Canon, Epson, Hewlett-Packard, Nokia, Siemens, and Samsung announced the Mobile Imaging and Printing Consortium on Thursday (April 29). The group will issue technical guidelines to make cameraphones and printers work better together.

MIPC will help ensure interoperability between different implementations of Bluetooth and other communications protocols. It will also address the need to make it easier for users to format for printing images taken by handsets. "The industry needs many efforts like this," said Mike Butler, director of business strategy for Nokia's imaging division.

Other issues were raised by two keynoters at the show.

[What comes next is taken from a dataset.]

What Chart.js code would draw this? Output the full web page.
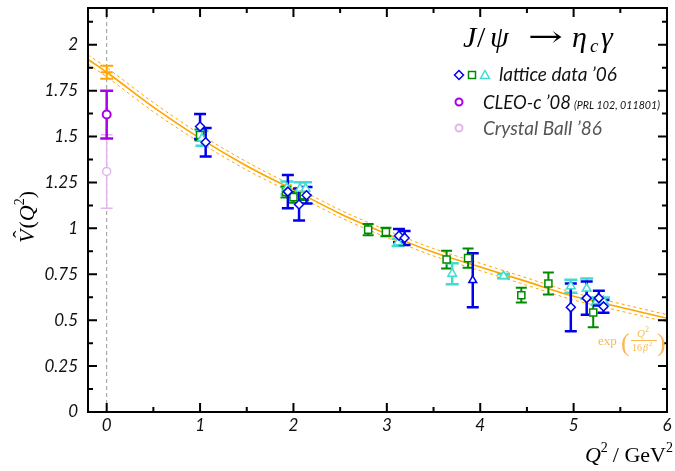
<!DOCTYPE html>
<html><head><meta charset="utf-8">
<script src="https://cdn.jsdelivr.net/npm/chart.js@4"></script>
<style>html,body{margin:0;padding:0;background:#fff}canvas{display:block}</style>
</head><body>
<canvas id="c" width="675" height="471"></canvas>
<script>
// ---------- data ----------
const xTickLabels = ['0','1','2','3','4','5','6'];
const xTickValues = [0,1,2,3,4,5,6];
const xMinorValues = [0.5,1.5,2.5,3.5,4.5,5.5];
const yTickLabels = ['0','0.25','0.5','0.75','1','1.25','1.5','1.75','2'];
const yTickValues = [0,0.25,0.5,0.75,1,1.25,1.5,1.75,2];
const yMinorValues = [0.125,0.375,0.625,0.875,1.125,1.375,1.625,1.875,2.125];

// fit curve exp(-Q^2/16beta^2) and its error band
const curveX  = [-0.2, 0, 0.5, 1, 1.5, 2, 2.5, 3, 3.5, 4, 4.5, 5, 5.5, 6];
const curveY  = [1.92, 1.85, 1.66, 1.49, 1.34, 1.21, 1.08, 0.97, 0.87, 0.79, 0.71, 0.63, 0.57, 0.51];
const curveUp = [1.945, 1.875, 1.685, 1.513, 1.362, 1.231, 1.10, 0.99, 0.89, 0.81, 0.73, 0.65, 0.59, 0.53];
const curveLo = [1.895, 1.825, 1.635, 1.467, 1.318, 1.189, 1.06, 0.95, 0.85, 0.77, 0.69, 0.61, 0.55, 0.49];

// fitted value at Q^2 = 0
const fitPtX = [0], fitPtY = [1.85], fitPtErr = [0.035];
// CLEO-c '08
const cleoX = [0], cleoY = [1.62], cleoErr = [0.13];
// Crystal Ball '86
const cbX = [0], cbY = [1.31], cbErr = [0.2];

// lattice data '06 - blue
const latBlueX   = [1.00, 1.06, 1.94, 2.06, 2.14, 3.13, 3.19, 3.92, 4.97, 5.14, 5.27, 5.32];
const latBlueY   = [1.555, 1.469, 1.20, 1.13, 1.18, 0.96, 0.948, 0.717, 0.57, 0.62, 0.62, 0.575];
const latBlueErr = [0.068, 0.078, 0.09, 0.087, 0.045, 0.036, 0.038, 0.147, 0.13, 0.09, 0.04, 0.035];
const latBlueShape = ['rectRot','rectRot','rectRot','rectRot','rectRot','rectRot','rectRot','triangle','rectRot','rectRot','rectRot','rectRot'];
// lattice data '06 - green
const latGreenX   = [1.00, 1.92, 2.00, 2.11, 2.80, 2.99, 3.64, 3.87, 4.44, 4.73, 5.21];
const latGreenY   = [1.508, 1.198, 1.17, 1.18, 0.993, 0.98, 0.83, 0.838, 0.636, 0.70, 0.542];
const latGreenErr = [0.03, 0.03, 0.03, 0.025, 0.031, 0.023, 0.048, 0.052, 0.04, 0.06, 0.08];
// lattice data '06 - cyan
const latCyanX   = [1.02, 1.93, 2.07, 2.13, 3.12, 3.70, 4.25, 4.97, 5.14, 5.25, 5.32];
const latCyanY   = [1.49, 1.22, 1.216, 1.216, 0.924, 0.753, 0.74, 0.685, 0.672, 0.604, 0.604];
const latCyanErr = [0.04, 0.035, 0.035, 0.035, 0.02, 0.057, 0.012, 0.035, 0.055, 0.02, 0.02];

// ---------- styles ----------
const C_BLUE = '#0000ee', C_GREEN = '#008a00', C_CYAN = '#40dcd0',
      C_PURPLE = '#aa00e8', C_CB = '#e2b6ea', C_ORANGE = '#ffa500', C_ORANGE_TXT = '#f8b955';
const SERIF = '"Liberation Serif","DejaVu Serif",serif';
const SANS = 'Lato,"Open Sans",sans-serif';

const pts = (xs, ys) => xs.map((x, i) => ({x, y: ys[i]}));

function drawErr(chart, ctx, xs, ys, es, color, lw, cap) {
  const X = chart.scales.x, Y = chart.scales.y;
  ctx.save(); ctx.strokeStyle = color; ctx.lineWidth = lw; ctx.setLineDash([]);
  for (let i = 0; i < xs.length; i++) {
    const px = X.getPixelForValue(xs[i]);
    const y1 = Y.getPixelForValue(ys[i] + es[i]);
    const y2 = Y.getPixelForValue(ys[i] - es[i]);
    ctx.beginPath();
    ctx.moveTo(px, y1); ctx.lineTo(px, y2);
    ctx.moveTo(px - cap / 2, y1); ctx.lineTo(px + cap / 2, y1);
    ctx.moveTo(px - cap / 2, y2); ctx.lineTo(px + cap / 2, y2);
    ctx.stroke();
  }
  ctx.restore();
}

function runs(ctx, list, x, y) {
  let cx = x;
  for (const r of list) {
    ctx.font = r.font;
    ctx.fillText(r.t, cx, y + (r.dy || 0));
    cx += ctx.measureText(r.t).width + (r.gap || 0);
  }
  return cx - x;
}
function runsWidth(ctx, list) {
  let w = 0;
  for (const r of list) { ctx.font = r.font; w += ctx.measureText(r.t).width + (r.gap || 0); }
  return w;
}

const decor = {
  id: 'decor',
  beforeDatasetsDraw(chart) {
    const ctx = chart.ctx, a = chart.chartArea, X = chart.scales.x;
    const px = X.getPixelForValue(0);
    ctx.save(); ctx.strokeStyle = '#999'; ctx.lineWidth = 1; ctx.setLineDash([4, 3]);
    ctx.beginPath(); ctx.moveTo(px, a.top); ctx.lineTo(px, a.bottom); ctx.stroke();
    ctx.restore();
  },
  afterDatasetDraw(chart, args) {
    const ds = chart.data.datasets[args.index];
    if (!ds.fitMain) return;
    const ctx = chart.ctx;
    drawErr(chart, ctx, cbX, cbY, cbErr, C_CB, 1.5, 12);
    drawErr(chart, ctx, cleoX, cleoY, cleoErr, C_PURPLE, 2.5, 13);
    drawErr(chart, ctx, fitPtX, fitPtY, fitPtErr, C_ORANGE, 2, 13);
    drawErr(chart, ctx, latGreenX, latGreenY, latGreenErr, C_GREEN, 2, 11);
    drawErr(chart, ctx, latCyanX, latCyanY, latCyanErr, C_CYAN, 2.5, 13);
    drawErr(chart, ctx, latBlueX, latBlueY, latBlueErr, C_BLUE, 2.5, 12);
  },
  afterDraw(chart) {
    const ctx = chart.ctx, a = chart.chartArea, X = chart.scales.x, Y = chart.scales.y;
    ctx.save();
    // frame
    ctx.strokeStyle = '#000'; ctx.lineWidth = 2; ctx.setLineDash([]);
    ctx.strokeRect(a.left, a.top, a.right - a.left, a.bottom - a.top);
    ctx.beginPath();
    for (const v of xTickValues) { const p = X.getPixelForValue(v);
      ctx.moveTo(p, a.bottom); ctx.lineTo(p, a.bottom - 9); ctx.moveTo(p, a.top); ctx.lineTo(p, a.top + 9); }
    for (const v of xMinorValues) { const p = X.getPixelForValue(v);
      ctx.moveTo(p, a.bottom); ctx.lineTo(p, a.bottom - 5); ctx.moveTo(p, a.top); ctx.lineTo(p, a.top + 5); }
    for (const v of yTickValues) { const p = Y.getPixelForValue(v);
      ctx.moveTo(a.left, p); ctx.lineTo(a.left + 9, p); ctx.moveTo(a.right, p); ctx.lineTo(a.right - 9, p); }
    for (const v of yMinorValues) { const p = Y.getPixelForValue(v);
      ctx.moveTo(a.left, p); ctx.lineTo(a.left + 5, p); ctx.moveTo(a.right, p); ctx.lineTo(a.right - 5, p); }
    ctx.stroke();

    // tick labels
    ctx.fillStyle = '#111';
    ctx.font = 'italic 17px ' + SANS;
    ctx.textAlign = 'center'; ctx.textBaseline = 'middle';
    xTickValues.forEach((v, i) => ctx.fillText(xTickLabels[i], X.getPixelForValue(v), a.bottom + 14));
    ctx.textAlign = 'right';
    yTickValues.forEach((v, i) => ctx.fillText(yTickLabels[i], a.left - 10, Y.getPixelForValue(v)));

    // axis titles
    ctx.textAlign = 'left'; ctx.textBaseline = 'alphabetic'; ctx.fillStyle = '#000';
    const xt = [
      {t: 'Q', font: 'italic 22px ' + SERIF},
      {t: '2', font: '14px ' + SERIF, dy: -10, gap: 5},
      {t: '/ GeV', font: '22px ' + SERIF},
      {t: '2', font: '14px ' + SERIF, dy: -10}
    ];
    runs(ctx, xt, 673 - runsWidth(ctx, xt), 462);

    const yt = [
      {t: 'V', font: 'italic 22px ' + SERIF, gap: 1},
      {t: '(', font: '22px ' + SERIF},
      {t: 'Q', font: 'italic 22px ' + SERIF},
      {t: '2', font: '14px ' + SERIF, dy: -10},
      {t: ')', font: '22px ' + SERIF}
    ];
    ctx.save();
    ctx.translate(34, 217); ctx.rotate(-Math.PI / 2);
    const yw = runsWidth(ctx, yt);
    runs(ctx, yt, -yw / 2, 0);
    ctx.font = '22px ' + SERIF;
    ctx.fillText('\u02C6', -yw / 2 + 5, -6);
    ctx.restore();

    // title J/psi -> eta_c gamma
    const tf = 'italic 30px ' + SERIF, tu = '30px ' + SERIF;
    ctx.font = tf; ctx.fillText('J', 463, 47);
    ctx.font = tu; ctx.fillText('/', 477, 47);
    ctx.font = tf; ctx.fillText('\u03C8', 490, 47);
    ctx.save();
    ctx.font = '28px "DejaVu Serif",serif';
    const aw = ctx.measureText('\u2192').width;
    ctx.translate(528, 46); ctx.scale(35 / aw, 1);
    ctx.fillText('\u2192', 0, 0);
    ctx.restore();
    ctx.font = tf; ctx.fillText('\u03B7', 572, 47);
    ctx.font = 'italic 19px ' + SERIF; ctx.fillText('c', 590, 52);
    ctx.font = tf; ctx.fillText('\u03B3', 601, 47);

    // legend markers
    ctx.lineWidth = 1.5;
    ctx.strokeStyle = C_BLUE; ctx.fillStyle = '#fff';
    ctx.beginPath(); ctx.moveTo(459, 70.5); ctx.lineTo(463.5, 75); ctx.lineTo(459, 79.5); ctx.lineTo(454.5, 75); ctx.closePath(); ctx.fill(); ctx.stroke();
    ctx.strokeStyle = C_GREEN; ctx.strokeRect(468.5, 71.5, 7, 7);
    ctx.strokeStyle = C_CYAN;
    ctx.beginPath(); ctx.moveTo(485, 70.5); ctx.lineTo(489.5, 78.5); ctx.lineTo(480.5, 78.5); ctx.closePath(); ctx.stroke();
    ctx.lineWidth = 2;
    ctx.strokeStyle = C_PURPLE; ctx.beginPath(); ctx.arc(459, 102, 3.5, 0, 2 * Math.PI); ctx.stroke();
    ctx.strokeStyle = C_CB; ctx.beginPath(); ctx.arc(459, 128, 3.5, 0, 2 * Math.PI); ctx.stroke();

    // legend texts
    ctx.fillStyle = '#111';
    ctx.font = 'italic 19px ' + SANS; ctx.fillText('lattice data \u201906', 499, 81, 123);
    ctx.fillText('CLEO-c \u201908', 483, 109, 88);
    ctx.font = 'italic 11px ' + SANS; ctx.fillText('(PRL 102, 011801)', 574, 109, 86);
    ctx.fillStyle = '#555';
    ctx.font = 'italic 19px ' + SANS; ctx.fillText('Crystal Ball \u201986', 483, 135, 120);

    // fit label
    ctx.fillStyle = C_ORANGE_TXT; ctx.strokeStyle = C_ORANGE_TXT;
    ctx.font = '13px ' + SERIF; ctx.fillText('exp', 598, 345);
    ctx.font = '26px ' + SERIF; ctx.fillText('(', 621, 351); ctx.fillText(')', 657, 351);
    ctx.font = 'italic 11px ' + SERIF; ctx.fillText('Q', 637, 337);
    ctx.font = '8px ' + SERIF; ctx.fillText('2', 645, 332);
    ctx.lineWidth = 1; ctx.beginPath(); ctx.moveTo(631, 340.5); ctx.lineTo(657, 340.5); ctx.stroke();
    ctx.font = '10px ' + SERIF; ctx.fillText('16', 632, 351);
    ctx.font = 'italic 10px ' + SERIF; ctx.fillText('\u03B2', 643, 351);
    ctx.font = '7px ' + SERIF; ctx.fillText('2', 649, 346);
    ctx.restore();
  }
};

const lineBase = {type: 'line', pointRadius: 0, borderColor: C_ORANGE, fill: false,
  cubicInterpolationMode: 'monotone', showLine: true};

new Chart(document.getElementById('c'), {
  type: 'scatter',
  data: {
    datasets: [
      Object.assign({}, lineBase, {data: pts(curveX, curveUp), borderWidth: 1, borderDash: [3, 3], order: 12}),
      Object.assign({}, lineBase, {data: pts(curveX, curveLo), borderWidth: 1, borderDash: [3, 3], order: 11}),
      Object.assign({}, lineBase, {data: pts(curveX, curveY), borderWidth: 1.6, order: 10, fitMain: true}),
      {data: pts(cbX, cbY), pointStyle: 'circle', pointRadius: 4, borderColor: C_CB, backgroundColor: '#fff', borderWidth: 1.5, order: 6},
      {data: pts(cleoX, cleoY), pointStyle: 'circle', pointRadius: 4, borderColor: C_PURPLE, backgroundColor: '#fff', borderWidth: 2, order: 5},
      {data: pts(fitPtX, fitPtY), pointStyle: 'line', pointRadius: 6, borderColor: C_ORANGE, borderWidth: 2, order: 4},
      {data: pts(latGreenX, latGreenY), pointStyle: 'rect', pointRadius: 5, borderColor: C_GREEN, backgroundColor: '#fff', borderWidth: 1.5, order: 3},
      {data: pts(latCyanX, latCyanY), pointStyle: 'triangle', pointRadius: 5, borderColor: C_CYAN, backgroundColor: '#fff', borderWidth: 1.5, order: 2},
      {data: pts(latBlueX, latBlueY), pointStyle: latBlueShape, pointRadius: 4.5, borderColor: C_BLUE, backgroundColor: '#fff', borderWidth: 1.5, order: 1}
    ]
  },
  options: {
    responsive: false, animation: false, events: [],
    layout: {padding: {left: 88, right: 4, top: 4, bottom: 59}},
    scales: {
      x: {type: 'linear', min: -0.2, max: 6, display: false},
      y: {type: 'linear', min: 0, max: 2.2, display: false}
    },
    plugins: {legend: {display: false}, tooltip: {enabled: false}}
  },
  plugins: [decor]
});
</script>
</body></html>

Cameraphone pictures take too long and costs too much to upload and they are too difficult to print and store, said keynoter Juha Putkiranta, senior vice president of the mobile multimedia and imaging group at Nokia Mobile Phones.

"Cameraphones are good enough for mass adoption but there are some real performance gaps," said Putkiranta. "Image quality is not there and we have problems with different light conditions that are easily handled by digital still cameras. And the capture and manipulation speed just are not there today," he added.

The Nokia executive said he expects both LED and flash modules will come to handsets soon to offer better lighting in short distances. Optical zoom features are also in the labs, he said.

But the bottlenecks in the networking infrastructure loom among the largest issues. Today's networks can take 15 to 30 minutes to upload an image from 1 Megapixel cameras at a cost ranging from $6 to $60 or more for roaming users, he said. The nets may not be able to keep up with phone makers who have road maps for shipping 2 Mpixel phones early next year and 5 Mpixel versions after them. "The pressure on carriers is mounting because the value proposition for mobile imaging is so good," he said. Other speakers at the summit said cameraphones are raising policy issues on privacy and content ownership that have yet to be addressed.

Despite the many speed bumps along the way, market researchers estimate as many as 84 million cameraphones shipped last year. A representative of Samsung's US cellphone group here estimated as many as 60 percent of the company's handsets will be cameraphones next year.

"The cameraphone market is definitely here. It's not a hope or hype and it's bringing compelling opportunities that did not exist before," said Gregg Patterson, a vice president in HP's printing and imaging division.

Patterson estimated as many as 312 billion digital images a year will be captured, stored or shared in 2008.